--- start of Recorded data ---
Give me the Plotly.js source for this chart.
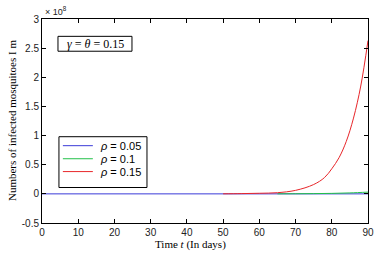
<!DOCTYPE html>
<html>
<head>
<meta charset="utf-8">
<script src="https://cdn.plot.ly/plotly-3.0.1.min.js"></script>
<style>
  html, body { margin: 0; padding: 0; background: #fff; }
  #chart { width: 374px; height: 253px; }
</style>
</head>
<body>
<div id="chart"></div>
<script>
// Infected mosquito counts (units of 1e8) over time for three rho values
const daysBlue = [0, 10, 20, 30, 40, 50, 60, 70, 80, 90];
const rho005 = [0, 0, 0, 0, 0, 0, 0, 0, 0, 0];

const daysGreen = [65, 70, 75, 80, 85, 90];
const rho01 = [0.001, 0.002, 0.004, 0.008, 0.016, 0.03];

const daysRed = [50, 55, 60, 65, 70, 75, 78, 80, 82, 84, 86, 88, 90];
const rho015 = [0.001, 0.004, 0.01, 0.02, 0.06, 0.16, 0.28, 0.43, 0.62, 0.9, 1.3, 1.85, 2.63];

const legendNames = ['<i>\u03C1</i> = 0.05', '<i>\u03C1</i> = 0.1', '<i>\u03C1</i> = 0.15'];
const seriesColors = ['#3a3ad8', '#22c04a', '#e8262a'];
const xTicks = [0, 10, 20, 30, 40, 50, 60, 70, 80, 90];
const yTicks = [-0.5, 0, 0.5, 1, 1.5, 2, 2.5, 3];
const yTickText = ['-0.5', '0', '0.5', '1', '1.5', '2', '2.5', '3'];

const traces = [
  { x: daysBlue, y: rho005, name: legendNames[0], mode: 'lines',
    line: { color: seriesColors[0], width: 1 } },
  { x: daysGreen, y: rho01, name: legendNames[1], mode: 'lines',
    line: { color: seriesColors[1], width: 1, shape: 'spline' } },
  { x: daysRed, y: rho015, name: legendNames[2], mode: 'lines',
    line: { color: seriesColors[2], width: 1, shape: 'spline' } }
];

const axisCommon = {
  showline: true, linecolor: '#000', linewidth: 1, mirror: 'ticks',
  ticks: 'inside', ticklen: 4, tickcolor: '#000', showgrid: false, zeroline: false,
  tickfont: { family: 'Liberation Sans, Arial, sans-serif', size: 10, color: '#222' }
};

const serif = 'Liberation Serif, Times New Roman, serif';
const sans = 'Liberation Sans, Arial, sans-serif';

// Boxed legend drawn in paper coordinates
const legBox = { x0: 0.052, x1: 0.322, y0: 0.174, y1: 0.423 };
const legRowsY = [0.379, 0.315, 0.252];
const shapes = [
  { type: 'rect', xref: 'paper', yref: 'paper', x0: legBox.x0, x1: legBox.x1,
    y0: legBox.y0, y1: legBox.y1, line: { color: '#000', width: 1 }, fillcolor: '#fff' },
  { type: 'rect', xref: 'paper', yref: 'paper', x0: 0.049, x1: 0.276,
    y0: 0.842, y1: 0.915, line: { color: '#000', width: 1 }, fillcolor: '#fff' }
];
const annotations = [
  { xref: 'paper', yref: 'paper', x: 0.003, y: 1.0, xanchor: 'left', yanchor: 'bottom',
    text: '\u00D7 10<sup>8</sup>', showarrow: false,
    font: { family: sans, size: 9, color: '#222' } },
  { xref: 'paper', yref: 'paper', x: 0.163, y: 0.878, xanchor: 'center', yanchor: 'middle',
    text: '<i>\u03B3</i> = <i>\u03B8</i> = 0.15', showarrow: false,
    font: { family: serif, size: 12, color: '#000' } },
  { xref: 'paper', yref: 'paper', x: 0.457, y: -0.105, xanchor: 'center', yanchor: 'middle',
    text: 'Time <i>t</i> (In days)', showarrow: false,
    font: { family: serif, size: 11, color: '#000' } },
  { xref: 'paper', yref: 'paper', x: -0.092, y: 0.5, xanchor: 'center', yanchor: 'middle',
    textangle: -90, text: 'Numbers of infected mosquitoes I m', showarrow: false,
    font: { family: serif, size: 11, color: '#000' } }
];
legendNames.forEach((name, i) => {
  shapes.push({ type: 'line', xref: 'paper', yref: 'paper', x0: 0.064, x1: 0.156,
    y0: legRowsY[i], y1: legRowsY[i], line: { color: seriesColors[i], width: 1 } });
  annotations.push({ xref: 'paper', yref: 'paper', x: 0.172, y: legRowsY[i],
    xanchor: 'left', yanchor: 'middle', text: name, showarrow: false,
    font: { family: sans, size: 11, color: '#000' } });
});

const layout = {
  width: 374, height: 253,
  margin: { l: 42, r: 6, t: 19, b: 29.5 },
  paper_bgcolor: '#fff', plot_bgcolor: '#fff',
  showlegend: false,
  xaxis: Object.assign({}, axisCommon, { range: [0, 90], tickvals: xTicks }),
  yaxis: Object.assign({}, axisCommon, { range: [-0.5, 3], tickvals: yTicks, ticktext: yTickText }),
  shapes: shapes,
  annotations: annotations
};

Plotly.newPlot('chart', traces, layout, { displayModeBar: false, staticPlot: true });
</script>
</body>
</html>
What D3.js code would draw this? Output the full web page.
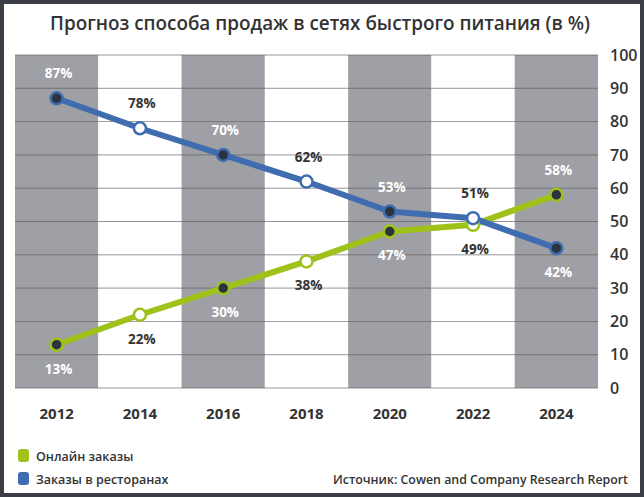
<!DOCTYPE html>
<html><head><meta charset="utf-8">
<script src="https://cdn.jsdelivr.net/npm/d3@7"></script>
<style>
html,body{margin:0;padding:0;background:#fff;}
svg{display:block;}
text{font-family:"Open Sans",sans-serif;}
</style></head>
<body>
<script>
const years = ["2012","2014","2016","2018","2020","2022","2024"];
const online = [13,22,30,38,47,49,58];
const restaurants = [87,78,70,62,53,51,42];
const yTicks = [0,10,20,30,40,50,60,70,80,90,100];
const seriesNames = ["Онлайн заказы","Заказы в ресторанах"];

(function(){
const W=644,H=497;
const svg=d3.select("body").append("svg").attr("width",W).attr("height",H);
svg.append("rect").attr("x",2).attr("y",2).attr("width",W-4).attr("height",H-4)
  .attr("fill","#fff").attr("stroke","#3b3e44").attr("stroke-width",4);

const pL=15,pR=598,pT=55,pB=388;
const x=d3.scaleBand().domain(years).range([pL,pR]);
const y=d3.scaleLinear().domain([0,100]).range([pB,pT]);

svg.append("text").attr("x",320).attr("y",30).attr("text-anchor","middle")
  .attr("font-size",20).attr("font-weight",600).attr("fill","#333")
  .attr("textLength",540).attr("lengthAdjust","spacingAndGlyphs")
  .text("Прогноз способа продаж в сетях быстрого питания (в %)");

// columns
svg.append("g").selectAll("rect").data(years).join("rect")
  .attr("x",d=>x(d)).attr("y",pT).attr("width",x.bandwidth()).attr("height",pB-pT)
  .attr("fill",(d,i)=>i%2===0?"#9fa0a5":"#fff");

// gridlines
svg.append("g").selectAll("line").data(yTicks).join("line")
  .attr("x1",pL).attr("x2",pR).attr("y1",d=>y(d)).attr("y2",d=>y(d))
  .attr("stroke","#5a5c60").attr("stroke-width",0.8).attr("opacity",0.8);

// right axis
const ax=svg.append("g").attr("transform",`translate(${pR},0)`)
  .call(d3.axisRight(y).tickValues(yTicks).tickSize(0).tickPadding(12));
ax.select(".domain").remove();
ax.selectAll("text").attr("font-size",16).attr("font-weight",600).attr("fill","#333")
  .attr("font-family","'Open Sans',sans-serif");

// bottom axis
const bx=svg.append("g").attr("transform",`translate(0,${pB})`)
  .call(d3.axisBottom(x).tickSize(0).tickPadding(20));
bx.select(".domain").remove();
bx.selectAll("text").attr("font-size",15).attr("font-weight",700).attr("fill","#333")
  .attr("font-family","'Open Sans',sans-serif");

const cx=d=>x(d)+x.bandwidth()/2;
const series=[
  {vals:online,color:"#9ec21a",labelPos:[1,1,1,1,1,1,-1]},
  {vals:restaurants,color:"#3f6db0",labelPos:[-1,-1,-1,-1,-1,-1,1]}
];
const line=d3.line().x((d,i)=>cx(years[i])).y(d=>y(d));
series.forEach(s=>{
  svg.append("path").datum(s.vals).attr("d",line).attr("fill","none")
    .attr("stroke",s.color).attr("stroke-width",6).attr("stroke-linejoin","round");
});
series.forEach(s=>{
  svg.append("g").selectAll("circle").data(s.vals).join("circle")
    .attr("cx",(d,i)=>cx(years[i])).attr("cy",d=>y(d)).attr("r",6)
    .attr("fill",(d,i)=>i%2===0?"#2b3340":"#fff")
    .attr("stroke",s.color).attr("stroke-width",2.5);
  svg.append("g").selectAll("text").data(s.vals).join("text")
    .attr("x",(d,i)=>cx(years[i])+2).attr("y",(d,i)=>y(d)+(s.labelPos[i]>0?29:-20))
    .attr("text-anchor","middle").attr("font-size",13.5).attr("font-weight",700)
    .attr("fill",(d,i)=>i%2===0?"#fff":"#333")
    .text(d=>d+"%");
});

// legend
const lg=svg.append("g");
seriesNames.forEach((n,i)=>{
  const yy=456+i*23;
  lg.append("rect").attr("x",18).attr("y",yy-7).attr("width",11).attr("height",13).attr("rx",3)
    .attr("fill",series[i].color);
  lg.append("text").attr("x",36).attr("y",yy+5).attr("font-size",12.5).attr("font-weight",600)
    .attr("fill","#333").text(n);
});
svg.append("text").attr("x",628).attr("y",484).attr("text-anchor","end")
  .attr("font-size",13).attr("font-weight",600).attr("fill","#333")
  .attr("textLength",295).attr("lengthAdjust","spacingAndGlyphs")
  .text("Источник: Cowen and Company Research Report");
})();
</script>
</body></html>
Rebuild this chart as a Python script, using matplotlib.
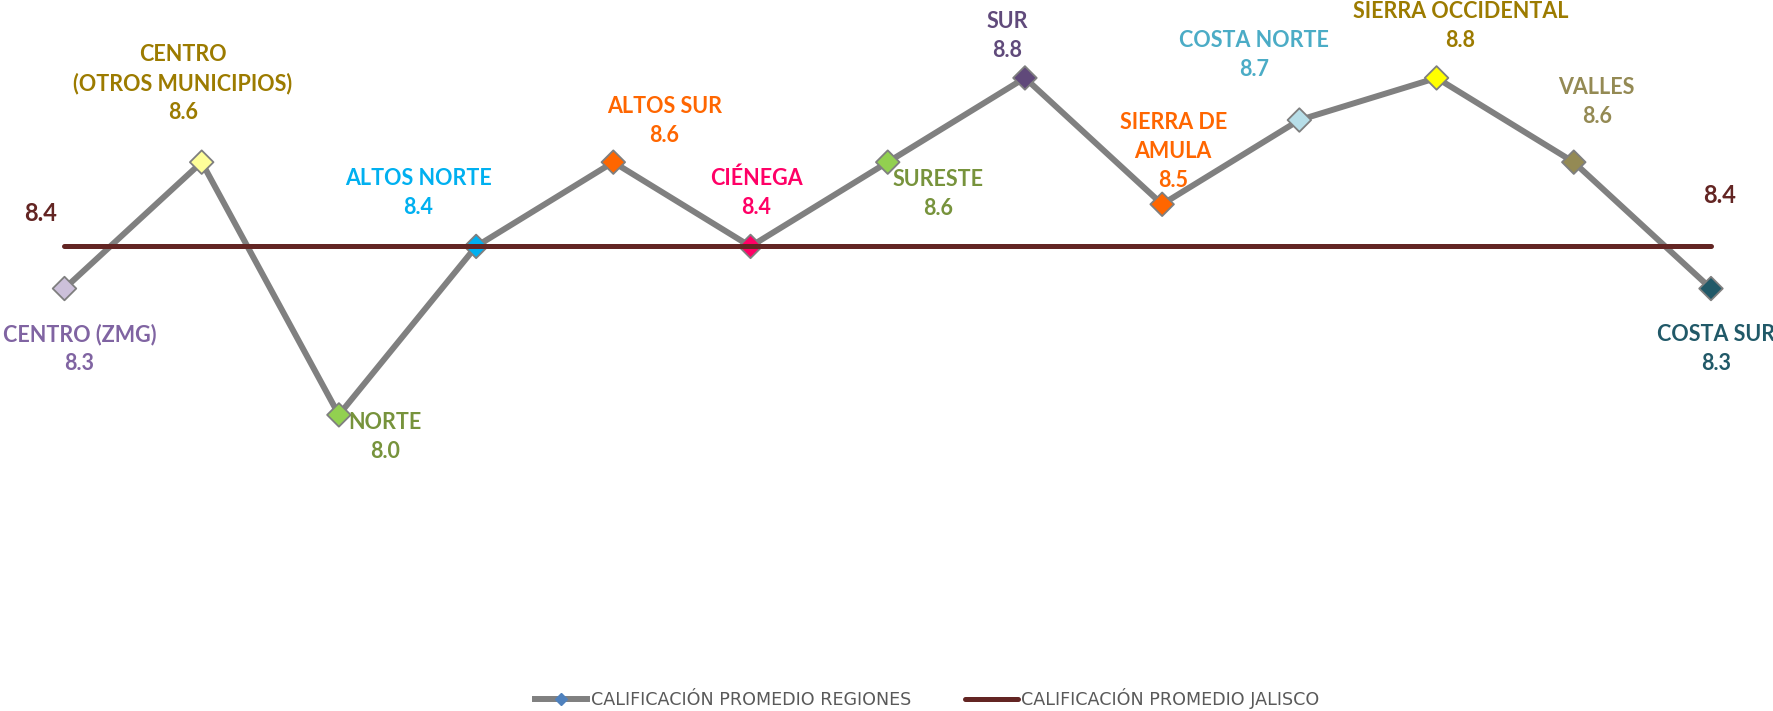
import matplotlib
matplotlib.use("Agg")
import matplotlib.pyplot as plt
from matplotlib.lines import Line2D

# Data
regions = ["CENTRO (ZMG)", "CENTRO\n(OTROS MUNICIPIOS)", "NORTE", "ALTOS NORTE", "ALTOS SUR",
           "CIÉNEGA", "SURESTE", "SUR", "SIERRA DE\nAMULA", "COSTA NORTE",
           "SIERRA OCCIDENTAL", "VALLES", "COSTA SUR"]
region_scores = [8.3, 8.6, 8.0, 8.4, 8.6, 8.4, 8.6, 8.8, 8.5, 8.7, 8.8, 8.6, 8.3]
jalisco_score = 8.4
series_names = ["CALIFICACIÓN PROMEDIO REGIONES", "CALIFICACIÓN PROMEDIO JALISCO"]

# Styles
marker_colors = ["#CCC0DA", "#FFFF99", "#92D050", "#00B0F0", "#FF6600", "#FF0066", "#92D050",
                 "#60497A", "#FF6600", "#B7DEE8", "#FFFF00", "#948A54", "#215968"]
label_colors = ["#8064A2", "#9C7B00", "#77933C", "#00B0F0", "#FF6600", "#FF0066", "#77933C",
                "#604A7B", "#FF6600", "#4BACC6", "#9C7B00", "#948A54", "#215968"]
# label offsets from each marker (pixels, first text line centre; +y is up)
label_offsets = [(15, -46), (-19, 108), (46, -8), (-58, 68), (51, 56), (6, 68), (50, -17),
                 (-18, 56), (11, 82), (-45, 80), (24, 66), (23, 75), (5, -46)]
LINE_GAP = 29  # px between stacked label lines
PX2PT = 72 / 100

GRAY = "#808080"
JAL = "#632523"
LABEL_FONT = "Lato"

fig = plt.figure(figsize=(17.73, 7.11), dpi=100)
ax = fig.add_axes([0, 0, 1, 1])
ax.set_xlim(-0.470, 12.452)
ax.set_ylim(7.297, 8.985)
ax.axis("off")

x = list(range(len(regions)))
ax.plot(x, region_scores, color=GRAY, lw=4.3, zorder=2, solid_joinstyle="miter")
ax.scatter(x, region_scores, marker="D", s=12 ** 2, c=marker_colors,
           edgecolors="#7F7F7F", linewidths=1.3, zorder=3)
ax.plot([x[0], x[-1]], [jalisco_score, jalisco_score], color=JAL, lw=3.6,
        solid_capstyle="round", zorder=4)

for xi, name, val, col, (dx, dy) in zip(x, regions, region_scores, label_colors, label_offsets):
    lines = name.split("\n") + [f"{val:.1f}"]
    for k, line in enumerate(lines):
        ax.annotate(line, (xi, val), xytext=(dx * PX2PT, (dy - k * LINE_GAP) * PX2PT),
                    textcoords="offset points", ha="center", va="center",
                    color=col, fontsize=15.5, fontweight="bold", family=LABEL_FONT, zorder=5)

for xi, (dx, dy) in ((x[0], (-24, 33)), (x[-1], (9, 51))):
    ax.annotate(f"{jalisco_score:.1f}", (xi, jalisco_score), xytext=(dx * PX2PT, dy * PX2PT),
                textcoords="offset points", ha="center", va="center",
                color=JAL, fontsize=17, fontweight="bold", family=LABEL_FONT, zorder=5)

handles = [
    Line2D([], [], color=GRAY, lw=4.3, marker="D", markersize=6,
           markerfacecolor="#4F81BD", markeredgecolor="#4F81BD"),
    Line2D([], [], color=JAL, lw=3.6, solid_capstyle="round"),
]
leg = fig.legend(handles, series_names, loc="center", bbox_to_anchor=(0.523, 0.017),
                 ncol=2, frameon=False, handlelength=3.0, handletextpad=0.2,
                 columnspacing=3.1, prop={"family": "DejaVu Sans", "size": 12.6})
for t in leg.get_texts():
    t.set_color("#595959")

fig.savefig("out.png", dpi=100, facecolor="white")
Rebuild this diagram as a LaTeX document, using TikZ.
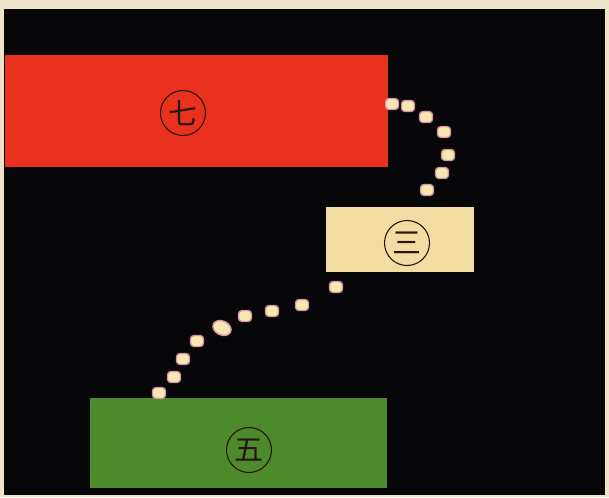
\documentclass[tikz,border=0pt]{standalone}
\usepackage{fontspec}
\usetikzlibrary{shapes.geometric}
\newfontfamily\cjkfont{Noto Sans CJK JP}
\definecolor{framecol}{HTML}{EDE3C8}
\definecolor{bgcol}{HTML}{070608}
\definecolor{redcol}{HTML}{E8321E}
\definecolor{creamcol}{HTML}{F2DCA2}
\definecolor{greencol}{HTML}{4D8A2C}
\definecolor{dotcol}{HTML}{F6E8B0}
\definecolor{glowcol}{HTML}{C8708A}
\definecolor{inkcol}{HTML}{2A1410}
\tikzset{
  block/.style={draw=none, anchor=north west, inner sep=0pt},
  glyphmark/.style={circle, draw=inkcol, line width=1.1pt, minimum size=45pt, inner sep=0pt,
    font=\cjkfont\fontsize{29}{29}\selectfont, text=inkcol},
  lamp/.style={rounded corners=3.5pt, fill=dotcol, draw=glowcol!75, line width=1.4pt,
    minimum width=13pt, minimum height=11pt, inner sep=0pt}
}
\begin{document}
\begin{tikzpicture}[x=1pt,y=-1pt]
\useasboundingbox (0,0) rectangle (609,497);
\fill[framecol] (0,0) rectangle (609,497);
\fill[bgcol] (4,9) rectangle (605,495);
% blocks
\node[block, fill=redcol, minimum width=383pt, minimum height=112pt] (red) at (5,55) {};
\node[block, fill=creamcol, minimum width=148pt, minimum height=65pt] (cream) at (326,207) {};
\node[block, fill=greencol, minimum width=297pt, minimum height=90pt] (green) at (90,398) {};
% labels
\node[glyphmark] (m7) at (183,113) {七};
\node[glyphmark] (m3) at (407,243) {三};
\node[glyphmark] (m5) at (249,450) {五};
% dotted connector red -> cream
\foreach \p [count=\i] in {(392,104),(408,106),(426,117),(444,132),(448,155),(442,173),(427,190)}
  \node[lamp] (a\i) at \p {};
% dotted connector cream -> green
\foreach \p [count=\i] in {(336,287),(302,305),(272,311),(245,316),(197,341),(183,359),(174,377),(159,393)}
  \node[lamp] (b\i) at \p {};
\node[lamp, ellipse, minimum width=19pt, minimum height=14pt, rotate=-25] (b0) at (222,328) {};
\end{tikzpicture}
\end{document}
--- end of Recorded data ---
What you should do: Leave out the pictures and repeat the lines from the start of the material through the line with "['-0.5', '0', '0.5', '1', '1.5', '2', '2.5', '3'];", inclusive.

Complete output:
Give me the Plotly.js source for this chart.
<!DOCTYPE html>
<html>
<head>
<meta charset="utf-8">
<script src="https://cdn.plot.ly/plotly-3.0.1.min.js"></script>
<style>
  html, body { margin: 0; padding: 0; background: #fff; }
  #chart { width: 374px; height: 253px; }
</style>
</head>
<body>
<div id="chart"></div>
<script>
// Infected mosquito counts (units of 1e8) over time for three rho values
const daysBlue = [0, 10, 20, 30, 40, 50, 60, 70, 80, 90];
const rho005 = [0, 0, 0, 0, 0, 0, 0, 0, 0, 0];

const daysGreen = [65, 70, 75, 80, 85, 90];
const rho01 = [0.001, 0.002, 0.004, 0.008, 0.016, 0.03];

const daysRed = [50, 55, 60, 65, 70, 75, 78, 80, 82, 84, 86, 88, 90];
const rho015 = [0.001, 0.004, 0.01, 0.02, 0.06, 0.16, 0.28, 0.43, 0.62, 0.9, 1.3, 1.85, 2.63];

const legendNames = ['<i>\u03C1</i> = 0.05', '<i>\u03C1</i> = 0.1', '<i>\u03C1</i> = 0.15'];
const seriesColors = ['#3a3ad8', '#22c04a', '#e8262a'];
const xTicks = [0, 10, 20, 30, 40, 50, 60, 70, 80, 90];
const yTicks = [-0.5, 0, 0.5, 1, 1.5, 2, 2.5, 3];
const yTickText = ['-0.5', '0', '0.5', '1', '1.5', '2', '2.5', '3'];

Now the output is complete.